Three busy local roadways are now eligible to get a boost from the federal government. This week, the Fairfax County Parkway, Prince William Parkway and Franconia-Springfield Parkway were transferred from secondary to primary road status by the Commonwealth Transportation Board. That means that federal money is available for multiple projects, including paving, guardrail and bridge repairs.
"Federal funding typically covers 80 percent of the cost to maintain interstates and primary roads, with the remaining 20 percent from state funds," according to a Virginia Department of Transportation press release.
New Classification Means a New Name
- The 32-mile Fairfax County Parkway, which accommodates 22,000-75,000 vehicles a day, while be renamed from Route 7100 to Route 286.
- The four-mile Franconia-Springfield Parkway (Route 7900), which carries between 53,000 and 57,000 vehicles per day, will be renamed Route 289.

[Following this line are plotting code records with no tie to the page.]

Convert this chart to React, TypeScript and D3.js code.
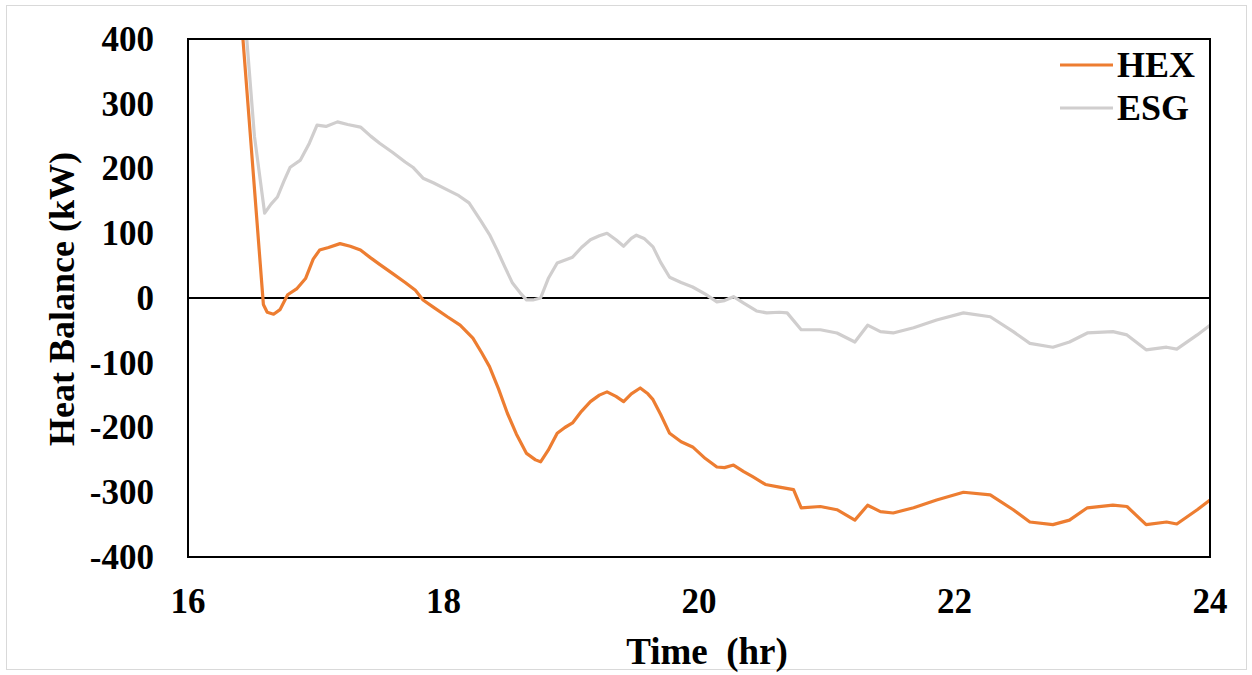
import React, { useEffect, useRef } from 'react';
import * as d3 from 'd3';

// values
const hexTime = [16.43, 16.59, 16.62, 16.67, 16.72, 16.78, 16.85, 16.92, 16.98, 17.03, 17.1, 17.19, 17.27, 17.35, 17.43, 17.5, 17.6, 17.7, 17.78, 17.84, 17.92, 18.03, 18.13, 18.23, 18.3, 18.36, 18.43, 18.5, 18.57, 18.65, 18.72, 18.76, 18.82, 18.89, 18.95, 19.01, 19.08, 19.15, 19.22, 19.28, 19.35, 19.41, 19.47, 19.54, 19.6, 19.64, 19.7, 19.77, 19.86, 19.95, 20.05, 20.14, 20.2, 20.27, 20.35, 20.42, 20.52, 20.63, 20.74, 20.8, 20.95, 21.08, 21.22, 21.32, 21.42, 21.52, 21.68, 21.86, 22.07, 22.28, 22.46, 22.59, 22.77, 22.9, 23.04, 23.24, 23.35, 23.5, 23.66, 23.74, 23.9, 24.0];
const hexValue = [400, -10, -22, -25, -18, 5, 14, 30, 60, 74, 78, 84, 80, 74, 62, 52, 38, 24, 12, -3, -14, -29, -42, -62, -85, -106, -140, -178, -210, -240, -250, -253, -235, -209, -200, -193, -175, -160, -150, -145, -152, -160, -148, -139, -148, -157, -180, -209, -222, -230, -248, -261, -262, -258, -268, -276, -288, -292, -296, -324, -322, -327, -343, -320, -330, -332, -324, -312, -300, -304, -327, -346, -350, -343, -324, -320, -322, -350, -346, -349, -327, -312];

const esgTime = [16.46, 16.52, 16.6, 16.65, 16.7, 16.75, 16.8, 16.88, 16.95, 17.01, 17.08, 17.17, 17.25, 17.35, 17.43, 17.5, 17.6, 17.7, 17.76, 17.84, 17.92, 18.03, 18.12, 18.2, 18.29, 18.36, 18.42, 18.48, 18.54, 18.6, 18.65, 18.7, 18.76, 18.82, 18.89, 19.01, 19.08, 19.15, 19.22, 19.28, 19.35, 19.41, 19.47, 19.51, 19.57, 19.64, 19.7, 19.77, 19.86, 19.95, 20.05, 20.14, 20.2, 20.27, 20.35, 20.45, 20.53, 20.63, 20.69, 20.8, 20.95, 21.08, 21.22, 21.32, 21.42, 21.52, 21.68, 21.86, 22.07, 22.28, 22.46, 22.59, 22.77, 22.9, 23.04, 23.24, 23.35, 23.5, 23.66, 23.74, 23.9, 24.0];
const esgValue = [400, 250, 131, 145, 156, 180, 202, 213, 239, 267, 265, 272, 268, 264, 250, 239, 225, 210, 202, 185, 178, 167, 158, 147, 120, 98, 74, 48, 23, 8, -3, -3, 0, 30, 54, 63, 78, 90, 96, 100, 90, 80, 92, 97, 92, 79, 55, 32, 24, 17, 6, -6, -4, 2, -8, -20, -23, -22, -23, -49, -49, -54, -68, -42, -52, -54, -46, -34, -23, -29, -52, -70, -76, -68, -54, -52, -57, -80, -76, -79, -57, -42];

const xTicks = [16, 18, 20, 22, 24];
const yTicks = [400, 300, 200, 100, 0, -100, -200, -300, -400];

const seriesNames = ['HEX', 'ESG'];
const seriesColors = ['#ED7D31', '#D0CECE'];

const W = 1252;
const H = 675;
const margin = { top: 39, right: 42, bottom: 118, left: 188 };
const FONT = '"Liberation Serif", "Times New Roman", serif';

const App: React.FC = () => {
    const ref = useRef<SVGSVGElement>(null);

    useEffect(() => {
        const svg = d3.select(ref.current);
        svg.selectAll('*').remove();

        const innerW = W - margin.left - margin.right;
        const innerH = H - margin.top - margin.bottom;

        // outer picture frame
        svg.append('rect')
            .attr('x', 6.5).attr('y', 5.5)
            .attr('width', 1240).attr('height', 664)
            .attr('fill', 'white').attr('stroke', '#d9d9d9').attr('stroke-width', 1);

        const x = d3.scaleLinear().domain([16, 24]).range([0, innerW]);
        const y = d3.scaleLinear().domain([-400, 400]).range([innerH, 0]);

        const g = svg.append('g').attr('transform', `translate(${margin.left},${margin.top})`);

        g.append('clipPath').attr('id', 'plotclip')
            .append('rect').attr('width', innerW).attr('height', innerH);

        // zero line
        g.append('line')
            .attr('x1', 0).attr('x2', innerW)
            .attr('y1', y(0)).attr('y2', y(0))
            .attr('stroke', 'black').attr('stroke-width', 2);

        const line = d3.line<[number, number]>()
            .x(d => x(d[0]))
            .y(d => y(d[1]));

        const series: [number, number][][] = [
            hexTime.map((t, i) => [t, hexValue[i]]),
            esgTime.map((t, i) => [t, esgValue[i]]),
        ];

        // draw ESG first so HEX sits on top
        [1, 0].forEach(i => {
            g.append('path')
                .datum(series[i])
                .attr('clip-path', 'url(#plotclip)')
                .attr('fill', 'none')
                .attr('stroke', seriesColors[i])
                .attr('stroke-width', 3.2)
                .attr('stroke-linejoin', 'round')
                .attr('d', line);
        });

        // plot frame
        g.append('rect')
            .attr('width', innerW).attr('height', innerH)
            .attr('fill', 'none').attr('stroke', 'black').attr('stroke-width', 2);

        // y tick labels
        g.selectAll('.ylab')
            .data(yTicks)
            .enter()
            .append('text')
            .attr('class', 'ylab')
            .attr('x', -34)
            .attr('y', d => y(d))
            .attr('dy', '0.34em')
            .attr('text-anchor', 'end')
            .attr('font-family', FONT).attr('font-weight', 'bold').attr('font-size', 35)
            .text(d => d);

        // x tick labels
        g.selectAll('.xlab')
            .data(xTicks)
            .enter()
            .append('text')
            .attr('class', 'xlab')
            .attr('x', d => x(d))
            .attr('y', innerH + 56)
            .attr('text-anchor', 'middle')
            .attr('font-family', FONT).attr('font-weight', 'bold').attr('font-size', 35)
            .text(d => d);

        // axis titles
        svg.append('text')
            .attr('x', 707)
            .attr('y', 664)
            .attr('text-anchor', 'middle')
            .attr('font-family', FONT).attr('font-weight', 'bold').attr('font-size', 37)
            .attr('xml:space', 'preserve')
            .text('Time  (hr)');

        svg.append('text')
            .attr('transform', `translate(74,299) rotate(-90)`)
            .attr('text-anchor', 'middle')
            .attr('font-family', FONT).attr('font-weight', 'bold').attr('font-size', 36)
            .text('Heat Balance (kW)');

        // legend
        const legend = svg.append('g');
        seriesNames.forEach((name, i) => {
            const ly = 65 + i * 43;
            legend.append('line')
                .attr('x1', 1060).attr('x2', 1113)
                .attr('y1', ly).attr('y2', ly)
                .attr('stroke', seriesColors[i]).attr('stroke-width', 3);
            legend.append('text')
                .attr('x', 1117).attr('y', ly)
                .attr('dy', '0.34em')
                .attr('font-family', FONT).attr('font-weight', 'bold').attr('font-size', 36)
                .text(name);
        });
    }, []);

    return (
        <svg ref={ref} width={W} height={H}
            style={{ position: 'absolute', left: 0, top: 0, background: 'white' }} />
    );
};

export default App;
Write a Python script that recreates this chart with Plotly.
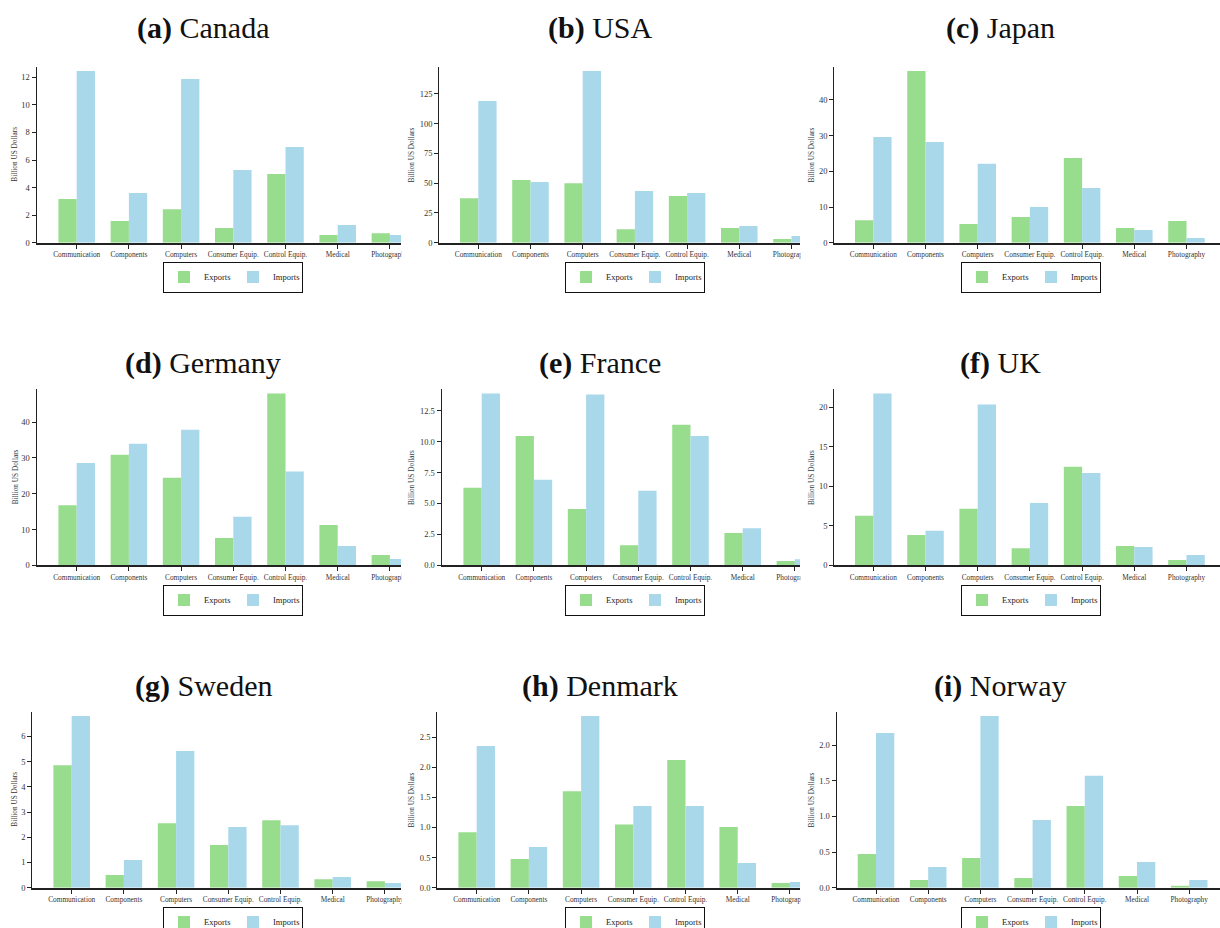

- The 16-mile Prince William Parkway (Route 3000), which carries between 25,000 and 54,000 vehicles per day, will be renamed Route 294.
To avoid confusion, over the next three months VDOT will replace old road identification signs with new route signs and additional signs indicating “Old Route 7100,” “Old Route 3000,” and “Old Route 7900”. Expect to see both signs for about a year.
There are now about 470 miles of primary roads in northern Virginia, and 8,000 miles of primary roads statewide, according to VDOT.